**Recorded data**
—————

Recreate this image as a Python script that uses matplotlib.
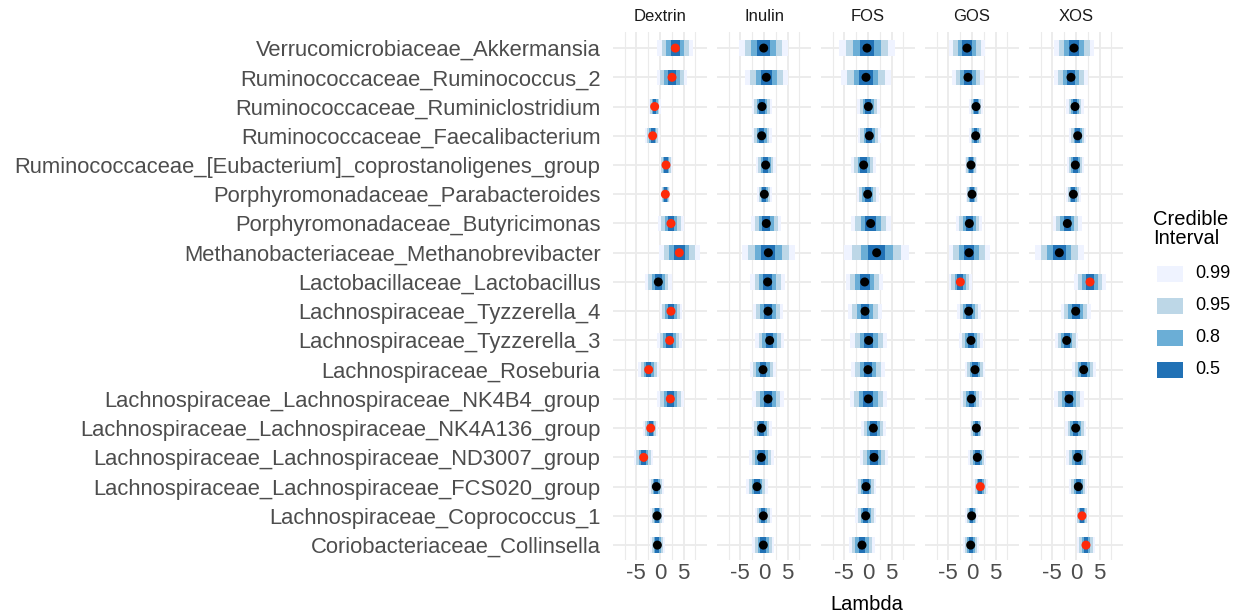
import numpy as np
import matplotlib.pyplot as plt
from matplotlib.patches import Rectangle

plt.rcParams['font.family'] = ['Liberation Sans', 'DejaVu Sans']
plt.rcParams['axes.unicode_minus'] = False

taxa = [
    "Verrucomicrobiaceae_Akkermansia",
    "Ruminococcaceae_Ruminococcus_2",
    "Ruminococcaceae_Ruminiclostridium",
    "Ruminococcaceae_Faecalibacterium",
    "Ruminococcaceae_[Eubacterium]_coprostanoligenes_group",
    "Porphyromonadaceae_Parabacteroides",
    "Porphyromonadaceae_Butyricimonas",
    "Methanobacteriaceae_Methanobrevibacter",
    "Lactobacillaceae_Lactobacillus",
    "Lachnospiraceae_Tyzzerella_4",
    "Lachnospiraceae_Tyzzerella_3",
    "Lachnospiraceae_Roseburia",
    "Lachnospiraceae_Lachnospiraceae_NK4B4_group",
    "Lachnospiraceae_Lachnospiraceae_NK4A136_group",
    "Lachnospiraceae_Lachnospiraceae_ND3007_group",
    "Lachnospiraceae_Lachnospiraceae_FCS020_group",
    "Lachnospiraceae_Coprococcus_1",
    "Coriobacteriaceae_Collinsella",
]
treatments = ["Dextrin", "Inulin", "FOS", "GOS", "XOS"]

# posterior median of lambda per taxon
dextrin_med = [3.24, 2.54, -1.13, -1.55, 1.27, 1.13, 2.32, 4.08, -0.35, 2.32, 2.04, -2.39, 2.18, -1.97, -3.45, -0.77, -0.63, -0.56]
inulin_med = [-0.07, 0.49, -0.42, -0.49, 0.35, 0.07, 0.49, 0.92, 0.77, 0.85, 1.20, -0.21, 0.85, -0.49, -0.56, -1.48, -0.14, -0.14]
fos_med = [-0.21, -0.42, 0.07, 0.28, -0.92, -0.07, 0.56, 1.83, -0.70, -0.63, 0.14, 0.0, 0.07, 1.13, 1.27, -0.42, -0.49, -1.27]
gos_med = [-1.06, -0.85, 0.85, 0.77, -0.21, 0.0, -0.56, -0.63, -2.46, -0.70, -0.21, 0.63, -0.14, 0.92, 1.13, 1.76, -0.07, -0.28]
xos_med = [-0.42, -1.06, -0.21, 0.35, -0.14, -0.56, -1.83, -3.52, 2.96, -0.07, -1.97, 1.62, -1.48, -0.07, 0.35, 0.49, 1.27, 2.11]

# posterior spread (sd) of lambda per taxon
dextrin_sd = [1.48, 1.26, 0.48, 0.60, 0.49, 0.40, 1.03, 1.67, 1.09, 0.92, 1.03, 0.85, 1.12, 0.59, 0.79, 0.62, 0.55, 0.62]
inulin_sd = [2.02, 1.75, 0.82, 0.81, 0.82, 0.59, 1.24, 2.19, 1.41, 1.26, 1.19, 1.09, 1.31, 0.81, 1.03, 0.89, 0.67, 0.89]
fos_sd = [2.27, 2.05, 0.93, 0.96, 1.00, 0.89, 1.65, 2.64, 1.53, 1.39, 1.50, 1.37, 1.53, 1.03, 1.15, 0.85, 0.85, 1.09]
gos_sd = [1.46, 1.28, 0.55, 0.55, 0.51, 0.51, 1.07, 1.68, 0.96, 0.97, 1.00, 0.82, 0.85, 0.55, 0.75, 0.62, 0.52, 0.66]
xos_sd = [1.67, 1.39, 0.70, 0.68, 0.70, 0.62, 1.18, 2.00, 1.34, 1.23, 0.96, 0.98, 1.23, 0.86, 0.93, 0.75, 0.51, 0.72]

# 1 = credible effect (red point)
dextrin_sig = [1, 1, 1, 1, 1, 1, 1, 1, 0, 1, 1, 1, 1, 1, 1, 0, 0, 0]
inulin_sig = [0] * 18
fos_sig = [0] * 18
gos_sig = [0, 0, 0, 0, 0, 0, 0, 0, 1, 0, 0, 0, 0, 0, 0, 1, 0, 0]
xos_sig = [0, 0, 0, 0, 0, 0, 0, 0, 1, 0, 0, 0, 0, 0, 0, 0, 1, 1]

medians = [dextrin_med, inulin_med, fos_med, gos_med, xos_med]
sds = [dextrin_sd, inulin_sd, fos_sd, gos_sd, xos_sd]
sigs = [dextrin_sig, inulin_sig, fos_sig, gos_sig, xos_sig]

levels = [0.99, 0.95, 0.8, 0.5]
z_vals = [2.576, 1.960, 1.2816, 0.6745]
level_colors = ["#EFF3FF", "#BDD7E7", "#6BAED6", "#2171B5"]

W, H = 1238, 615
fig = plt.figure(figsize=(W / 100, H / 100), dpi=100)

panel_left = [613, 717, 821, 925, 1029]
panel_w = 94
panel_top, panel_bot = 32, 560
y = np.arange(len(taxa))

for i, name in enumerate(treatments):
    ax = fig.add_axes([panel_left[i] / W, 1 - panel_bot / H, panel_w / W, (panel_bot - panel_top) / H])
    med = np.array(medians[i])
    sd = np.array(sds[i])
    for zv, col in zip(z_vals, level_colors):
        ax.barh(y, 2 * zv * sd, left=med - zv * sd, height=0.52, color=col, linewidth=0, zorder=2)
    pt_col = ["#FF2A0A" if s else "black" for s in sigs[i]]
    ax.scatter(med, y, s=42, c=pt_col, zorder=3, linewidths=0)

    ax.set_xlim(-9.93, 9.93)
    ax.set_ylim(17.51, -0.55)
    ax.set_xticks([-5, 0, 5])
    ax.set_xticks([-7.5, -2.5, 2.5, 7.5], minor=True)
    ax.set_yticks(y)
    ax.grid(True, which="major", color="#EBEBEB", linewidth=1.3, zorder=0)
    ax.grid(True, which="minor", axis="x", color="#EBEBEB", linewidth=0.8, zorder=0)
    ax.set_axisbelow(True)
    for s in ax.spines.values():
        s.set_visible(False)
    ax.tick_params(axis="both", which="both", length=0)
    ax.tick_params(axis="x", labelsize=16, labelcolor="#4D4D4D", pad=2)
    if i == 0:
        ax.set_yticklabels(taxa, fontsize=15.8, color="#4D4D4D")
        ax.tick_params(axis="y", pad=9)
    else:
        ax.set_yticklabels([])
    ax.set_title(name, fontsize=12, color="#1A1A1A", pad=8)

fig.text(867 / W, 1 - 604 / H, "Lambda", ha="center", va="center", fontsize=14.5)

# legend
fig.text(1153 / W, 1 - 229 / H, "Credible\nInterval", ha="left", va="center", fontsize=14.5, linespacing=1.05)
key_y = [274, 306, 338, 370]
for lv, col, ky in zip(levels, level_colors, key_y):
    fig.patches.append(Rectangle((1157 / W, 1 - (ky + 8) / H), 26 / W, 16 / H,
                                 transform=fig.transFigure, facecolor=col, edgecolor="none"))
    fig.text(1195 / W, 1 - ky / H, str(lv), ha="left", va="center", fontsize=13)

fig.savefig("out.png", dpi=100)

—————

**What is required**
Copy out the whole listing exactly, and don't carry over any pictures.

**Output below**
Recreate this image as a Python script that uses matplotlib.
import numpy as np
import matplotlib.pyplot as plt
from matplotlib.patches import Rectangle

plt.rcParams['font.family'] = ['Liberation Sans', 'DejaVu Sans']
plt.rcParams['axes.unicode_minus'] = False

taxa = [
    "Verrucomicrobiaceae_Akkermansia",
    "Ruminococcaceae_Ruminococcus_2",
    "Ruminococcaceae_Ruminiclostridium",
    "Ruminococcaceae_Faecalibacterium",
    "Ruminococcaceae_[Eubacterium]_coprostanoligenes_group",
    "Porphyromonadaceae_Parabacteroides",
    "Porphyromonadaceae_Butyricimonas",
    "Methanobacteriaceae_Methanobrevibacter",
    "Lactobacillaceae_Lactobacillus",
    "Lachnospiraceae_Tyzzerella_4",
    "Lachnospiraceae_Tyzzerella_3",
    "Lachnospiraceae_Roseburia",
    "Lachnospiraceae_Lachnospiraceae_NK4B4_group",
    "Lachnospiraceae_Lachnospiraceae_NK4A136_group",
    "Lachnospiraceae_Lachnospiraceae_ND3007_group",
    "Lachnospiraceae_Lachnospiraceae_FCS020_group",
    "Lachnospiraceae_Coprococcus_1",
    "Coriobacteriaceae_Collinsella",
]
treatments = ["Dextrin", "Inulin", "FOS", "GOS", "XOS"]

# posterior median of lambda per taxon
dextrin_med = [3.24, 2.54, -1.13, -1.55, 1.27, 1.13, 2.32, 4.08, -0.35, 2.32, 2.04, -2.39, 2.18, -1.97, -3.45, -0.77, -0.63, -0.56]
inulin_med = [-0.07, 0.49, -0.42, -0.49, 0.35, 0.07, 0.49, 0.92, 0.77, 0.85, 1.20, -0.21, 0.85, -0.49, -0.56, -1.48, -0.14, -0.14]
fos_med = [-0.21, -0.42, 0.07, 0.28, -0.92, -0.07, 0.56, 1.83, -0.70, -0.63, 0.14, 0.0, 0.07, 1.13, 1.27, -0.42, -0.49, -1.27]
gos_med = [-1.06, -0.85, 0.85, 0.77, -0.21, 0.0, -0.56, -0.63, -2.46, -0.70, -0.21, 0.63, -0.14, 0.92, 1.13, 1.76, -0.07, -0.28]
xos_med = [-0.42, -1.06, -0.21, 0.35, -0.14, -0.56, -1.83, -3.52, 2.96, -0.07, -1.97, 1.62, -1.48, -0.07, 0.35, 0.49, 1.27, 2.11]

# posterior spread (sd) of lambda per taxon
dextrin_sd = [1.48, 1.26, 0.48, 0.60, 0.49, 0.40, 1.03, 1.67, 1.09, 0.92, 1.03, 0.85, 1.12, 0.59, 0.79, 0.62, 0.55, 0.62]
inulin_sd = [2.02, 1.75, 0.82, 0.81, 0.82, 0.59, 1.24, 2.19, 1.41, 1.26, 1.19, 1.09, 1.31, 0.81, 1.03, 0.89, 0.67, 0.89]
fos_sd = [2.27, 2.05, 0.93, 0.96, 1.00, 0.89, 1.65, 2.64, 1.53, 1.39, 1.50, 1.37, 1.53, 1.03, 1.15, 0.85, 0.85, 1.09]
gos_sd = [1.46, 1.28, 0.55, 0.55, 0.51, 0.51, 1.07, 1.68, 0.96, 0.97, 1.00, 0.82, 0.85, 0.55, 0.75, 0.62, 0.52, 0.66]
xos_sd = [1.67, 1.39, 0.70, 0.68, 0.70, 0.62, 1.18, 2.00, 1.34, 1.23, 0.96, 0.98, 1.23, 0.86, 0.93, 0.75, 0.51, 0.72]

# 1 = credible effect (red point)
dextrin_sig = [1, 1, 1, 1, 1, 1, 1, 1, 0, 1, 1, 1, 1, 1, 1, 0, 0, 0]
inulin_sig = [0] * 18
fos_sig = [0] * 18
gos_sig = [0, 0, 0, 0, 0, 0, 0, 0, 1, 0, 0, 0, 0, 0, 0, 1, 0, 0]
xos_sig = [0, 0, 0, 0, 0, 0, 0, 0, 1, 0, 0, 0, 0, 0, 0, 0, 1, 1]

medians = [dextrin_med, inulin_med, fos_med, gos_med, xos_med]
sds = [dextrin_sd, inulin_sd, fos_sd, gos_sd, xos_sd]
sigs = [dextrin_sig, inulin_sig, fos_sig, gos_sig, xos_sig]

levels = [0.99, 0.95, 0.8, 0.5]
z_vals = [2.576, 1.960, 1.2816, 0.6745]
level_colors = ["#EFF3FF", "#BDD7E7", "#6BAED6", "#2171B5"]

W, H = 1238, 615
fig = plt.figure(figsize=(W / 100, H / 100), dpi=100)

panel_left = [613, 717, 821, 925, 1029]
panel_w = 94
panel_top, panel_bot = 32, 560
y = np.arange(len(taxa))

for i, name in enumerate(treatments):
    ax = fig.add_axes([panel_left[i] / W, 1 - panel_bot / H, panel_w / W, (panel_bot - panel_top) / H])
    med = np.array(medians[i])
    sd = np.array(sds[i])
    for zv, col in zip(z_vals, level_colors):
        ax.barh(y, 2 * zv * sd, left=med - zv * sd, height=0.52, color=col, linewidth=0, zorder=2)
    pt_col = ["#FF2A0A" if s else "black" for s in sigs[i]]
    ax.scatter(med, y, s=42, c=pt_col, zorder=3, linewidths=0)

    ax.set_xlim(-9.93, 9.93)
    ax.set_ylim(17.51, -0.55)
    ax.set_xticks([-5, 0, 5])
    ax.set_xticks([-7.5, -2.5, 2.5, 7.5], minor=True)
    ax.set_yticks(y)
    ax.grid(True, which="major", color="#EBEBEB", linewidth=1.3, zorder=0)
    ax.grid(True, which="minor", axis="x", color="#EBEBEB", linewidth=0.8, zorder=0)
    ax.set_axisbelow(True)
    for s in ax.spines.values():
        s.set_visible(False)
    ax.tick_params(axis="both", which="both", length=0)
    ax.tick_params(axis="x", labelsize=16, labelcolor="#4D4D4D", pad=2)
    if i == 0:
        ax.set_yticklabels(taxa, fontsize=15.8, color="#4D4D4D")
        ax.tick_params(axis="y", pad=9)
    else:
        ax.set_yticklabels([])
    ax.set_title(name, fontsize=12, color="#1A1A1A", pad=8)

fig.text(867 / W, 1 - 604 / H, "Lambda", ha="center", va="center", fontsize=14.5)

# legend
fig.text(1153 / W, 1 - 229 / H, "Credible\nInterval", ha="left", va="center", fontsize=14.5, linespacing=1.05)
key_y = [274, 306, 338, 370]
for lv, col, ky in zip(levels, level_colors, key_y):
    fig.patches.append(Rectangle((1157 / W, 1 - (ky + 8) / H), 26 / W, 16 / H,
                                 transform=fig.transFigure, facecolor=col, edgecolor="none"))
    fig.text(1195 / W, 1 - ky / H, str(lv), ha="left", va="center", fontsize=13)

fig.savefig("out.png", dpi=100)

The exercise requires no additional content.